According to the statement rolled out after the meeting, ASEAN agreed on an "immediate cessation of violence" and sought a peaceful solution in the interests of the Myanmar people through constructive dialogue.
A special envoy of the ASEAN Chair will also be sent to Myanmar to facilitate the process, and will meet with all parties concerned, read the statement, adding that humanitarian assistance will be provided to Myanmar.
Although there was no immediate comment from Min Aung Hlaing, Malaysian Prime Minister Muhyiddin Yassin said that Min Aung Hlaing "did not reject what was put forward by me and many other colleagues," and the talks were "beyond our expectations," reported Reuters.
Chinese experts believed that the five-point consensus will be conducive to the easing of the Myanmar situation, and they have helped to create a friendly environment for future dialogue, but the key to settling the problem lies in the implementation of the consensus.
Bi Shihong, a professor at the Center for China's Neighbor Diplomacy Studies and School of International Studies of Yunnan University, told the Global Times on Sunday that the consensus "will to some extent nudge the Myanmar military to accept the suggestion from ASEAN, if not for intervention by Western powers through means of increasing sanctions or inciting protests."
That the statement steered away from mentioning the release of the detained leaders also showed that there might be divisions among ASEAN members over how to handle the internal affairs in Myanmar, Bi said, noting that some countries might communicate on the matter individually with the Myanmar military through a bilateral mechanism.
There is the possibility that Min Aung Hlaing might respond to such demands, if the situation in Myanmar can reach a smooth transition, Bi noted.
The talks between ASEAN and the Myanmar military came at a time when both sides have felt increasingly the urgency to stop the turmoil immediately, Xu Liping, director of the Center for Southeast Asian Studies at the Chinese Academy of Social Sciences in Beijing, told the Global Times on Sunday.
"For ASEAN, the situation in Myanmar has been deteriorating since February, and the turbulence has exceeded its expectations. They realized that dialogue should be conducted to prevent it from getting out of hand," noted Xu.
"For the Myanmar military, the domestic situation is deadlocked. If the suppression continues, public protests will likely get out of control. Therefore, they need external forces to resolve the predicament," Xu said.
The practical need for humanitarian aid from ASEAN is also a contributing factor, added Xu, as Myanmar faces a multi-faceted economic, social and even food crisis.
China expects the ASEAN meeting to contribute to promoting political reconciliation in Myanmar, showing ASEAN's constructive role, and fending off external interference, Wang Yi noted, while warning that the "wanton suppression of external forces" would bring turbulence to the Myanmar situation and disrupt regional stability.

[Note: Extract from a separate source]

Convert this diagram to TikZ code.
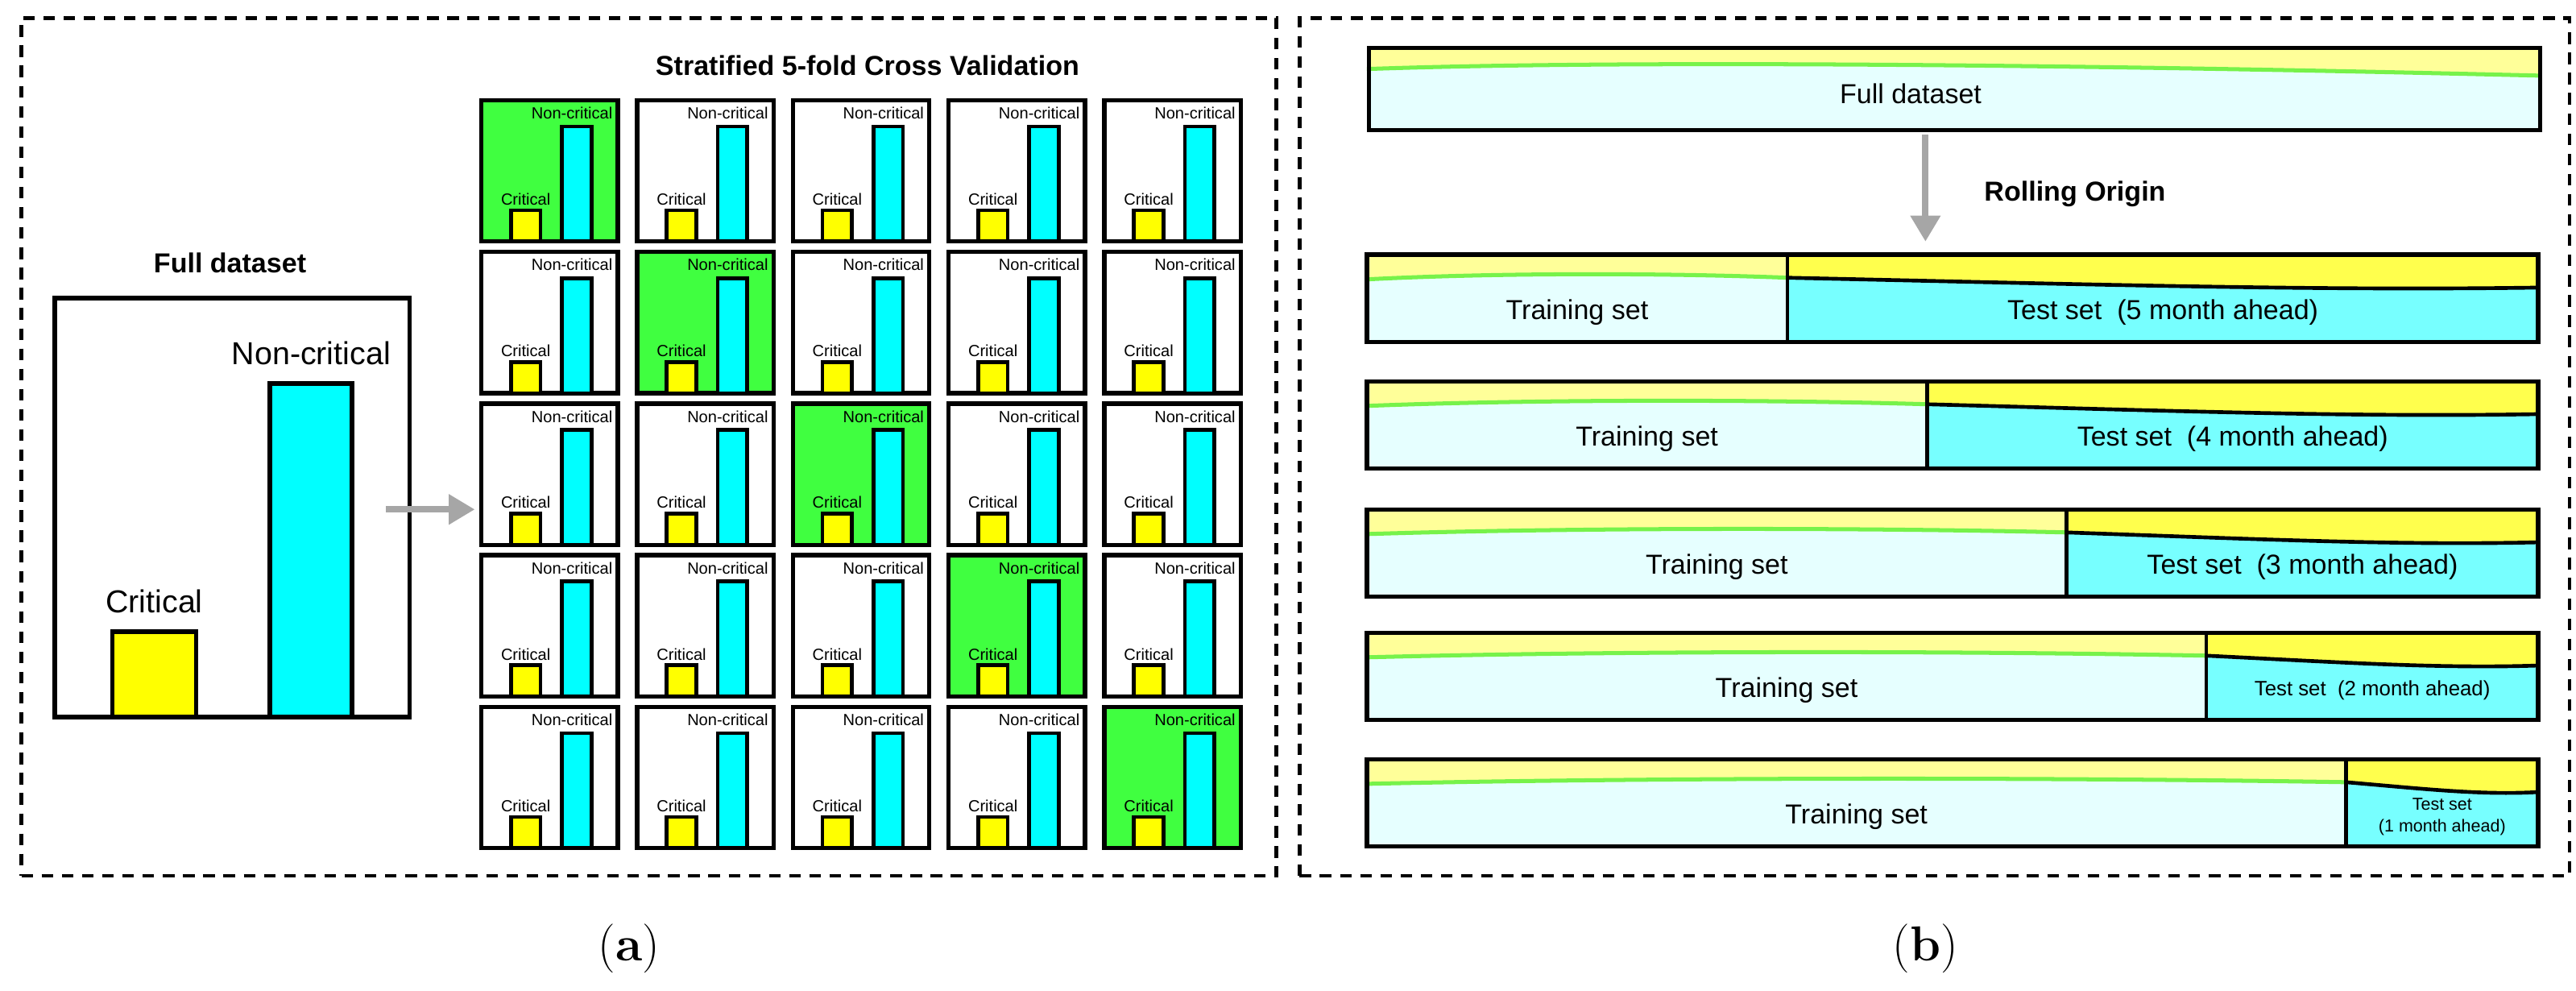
\documentclass[tikz,border=0pt]{standalone}
\usepackage{fontspec}
\setmainfont{Liberation Sans}
\newfontfamily\serifcap{Latin Modern Roman}
\usetikzlibrary{arrows.meta,calc}
\definecolor{gr}{HTML}{40FF40}
\definecolor{cy}{HTML}{00FFFF}
\definecolor{ye}{HTML}{FFFF00}
\definecolor{paleY}{HTML}{FFFF99}
\definecolor{paleC}{HTML}{E6FFFF}
\definecolor{tY}{HTML}{FFFF4D}
\definecolor{tC}{HTML}{77FFFF}
\definecolor{lgr}{HTML}{77F24A}
\tikzset{
  dbox/.style={draw,dashed,line width=1.2pt,dash pattern=on 4pt off 3pt},
  cell/.style={draw,line width=1.5pt,minimum width=1.66cm,minimum height=1.72cm,anchor=north west,inner sep=0pt,outer sep=0pt},
  bar/.style={draw,line width=1.5pt},
  tiny/.style={font=\fontsize{5.6}{6}\selectfont,inner sep=0.5pt},
  garrow/.style={draw=gray!70,line width=2.2pt,-{Triangle[length=9pt,width=10pt,fill=gray!70]}},
  lab/.style={font=\serifcap\fontsize{17}{20}\selectfont},
  ttl/.style={font=\bfseries\fontsize{9.5}{11}\selectfont},
  bt/.style={font=\fontsize{9.5}{11}\selectfont,inner sep=0pt}
}
\begin{document}
\begin{tikzpicture}[x=0.02cm,y=-0.02cm]
\useasboundingbox (0,0) rectangle (1568,603);
% dashed panels
\node[dbox,anchor=north west,minimum width=15.28cm,minimum height=10.44cm] (pa) at (12,10) {};
\node[dbox,anchor=north west,minimum width=15.46cm,minimum height=10.44cm] (pb) at (790,10) {};
\node[lab] (la) at (383,577) {(\textbf{a})};
\node[lab] (lb) at (1172,577) {(\textbf{b})};
% ---- left: full dataset
\node[ttl] (fdt) at (140,160) {Full dataset};
\node[draw,line width=1.6pt,anchor=north west,minimum width=4.32cm,minimum height=5.1cm,inner sep=0pt] (big) at (32,180) {};
\node[draw,line width=1.6pt,fill=ye,anchor=north west,minimum width=1.02cm,minimum height=1.04cm,inner sep=0pt] (byel) at (67,383) {};
\node[draw,line width=1.6pt,fill=cy,anchor=north west,minimum width=1.0cm,minimum height=4.06cm,inner sep=0pt] (bcy) at (163,232) {};
\node[font=\fontsize{11}{13}\selectfont,above=2pt] (bcl) at (byel.north) {Critical};
\node[font=\fontsize{11}{13}\selectfont,above=2pt] (bncl) at (bcy.north) {Non-critical};
\coordinate (ga1) at (235,310);
\coordinate (ga2) at (289,310);
\draw[garrow] (ga1) -- (ga2);
\node[ttl] (cvt) at (528,40) {Stratified 5-fold Cross Validation};
% ---- grid
\foreach \c in {0,...,4}{
 \foreach \r in {0,...,4}{
  \ifnum\c=\r\def\fc{gr}\else\def\fc{white}\fi
  \node[cell,fill=\fc] (c\c\r) at ({293+94.8*\c},{61+92.3*\r}) {};
  \draw[line width=1.3pt,fill=ye] ($(c\c\r.south west)+(18,0)$) rectangle ($(c\c\r.south west)+(36,-19)$);
  \draw[line width=1.3pt,fill=cy] ($(c\c\r.south west)+(49,0)$) rectangle ($(c\c\r.south west)+(67,-70)$);
  \node[tiny,anchor=south] (cl\c\r) at ($(c\c\r.south west)+(27,-21)$) {Critical};
  \node[tiny,anchor=north east] (ncl\c\r) at ($(c\c\r.north east)+(-2,3)$) {Non-critical};
 }
}
% ---- right panel
\def\L{832}\def\R{1545}
\fill[paleY] (\L,28) rectangle (\R,78);
\fill[paleC] (\L,42) .. controls (1000,36) and (1300,40) .. (\R,46) -- (\R,78) -- (\L,78) -- cycle;
\draw[lgr,line width=1.4pt] (\L,42) .. controls (1000,36) and (1300,40) .. (\R,46);
\node[bar,anchor=north west,minimum width=14.26cm,minimum height=1.0cm,inner sep=0pt] (fd) at (\L,28) {};
\node[bt] (fdl) at (1163,57) {Full dataset};
\coordinate (ra1) at (1172,82);
\coordinate (ra2) at (1172,147);
\draw[garrow] (ra1) -- (ra2);
\node[ttl] (rot) at (1263,118) {Rolling Origin};
\foreach \T/\S/\txt/\fs [count=\i] in {155/1088/{Test set\ \ (5 month ahead)}/9.5,232/1173/{Test set\ \ (4 month ahead)}/9.5,310/1258/{Test set\ \ (3 month ahead)}/9.5,385/1343/{Test set\ \ (2 month ahead)}/7.2,462/1428/{\shortstack{Test set\\(1 month ahead)}}/6}{
  \pgfmathsetmacro\B{\T+53}
  \fill[paleY] (\L,\T) rectangle (\S,\B);
  \fill[paleC] (\L,\T+15) .. controls ({\L+0.3*(\S-\L)},\T+11) and ({\S-0.3*(\S-\L)},\T+11) .. (\S,\T+14) -- (\S,\B) -- (\L,\B) -- cycle;
  \draw[lgr,line width=1.4pt] (\L,\T+15) .. controls ({\L+0.3*(\S-\L)},\T+11) and ({\S-0.3*(\S-\L)},\T+11) .. (\S,\T+14);
  \fill[tY] (\S,\T) rectangle (\R,\B);
  \fill[tC] (\S,\T+14) .. controls ({\S+0.4*(\R-\S)},\T+18) and ({\R-0.3*(\R-\S)},\T+22) .. (\R,\T+20) -- (\R,\B) -- (\S,\B) -- cycle;
  \draw[line width=1.3pt] (\S,\T+14) .. controls ({\S+0.4*(\R-\S)},\T+18) and ({\R-0.3*(\R-\S)},\T+22) .. (\R,\T+20);
  \draw[bar] (\L,\T) rectangle (\R,\B);
  \draw[line width=1.3pt] (\S,\T) -- (\S,\B);
  \node[bt] (tr\i) at ({(\L+\S)/2},\T+35) {Training set};
  \node[bt,font=\fontsize{\fs}{\fs}\selectfont,align=center] (ts\i) at ({(\S+\R)/2},\T+35) {\txt};
}
\end{tikzpicture}
\end{document}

Wang urged the international community to take an objective and impartial approach to relieve the tense situation in Myanmar, instead of doing the opposite.
"The international community should jointly support ASEAN to play its due role in this aspect," stressed Wang.
Xu called ASEAN the "most proper and justifiable body" to be engaging in the matter, as Myanmar is a member state of ASEAN, and it thus must abide by the organization's Charter, which grants ASEAN legitimacy to negotiate.
"Compared with Southeast Asian countries, the West has little interest in Myanmar's upheaval, and its interference is mixed with geopolitical aims that would only complicate the current status," Xu said.
Bi believed that ASEAN is playing a more powerful role in dealing with the situation in Myanmar than other international organizations such as the UN Security Council.
Bi noted that as a regional organization that Myanmar heavily relies on, ASEAN has richer experience in dealing with such problems, and its members have deeper understanding of how such domestic chaos will affect regional stability and development.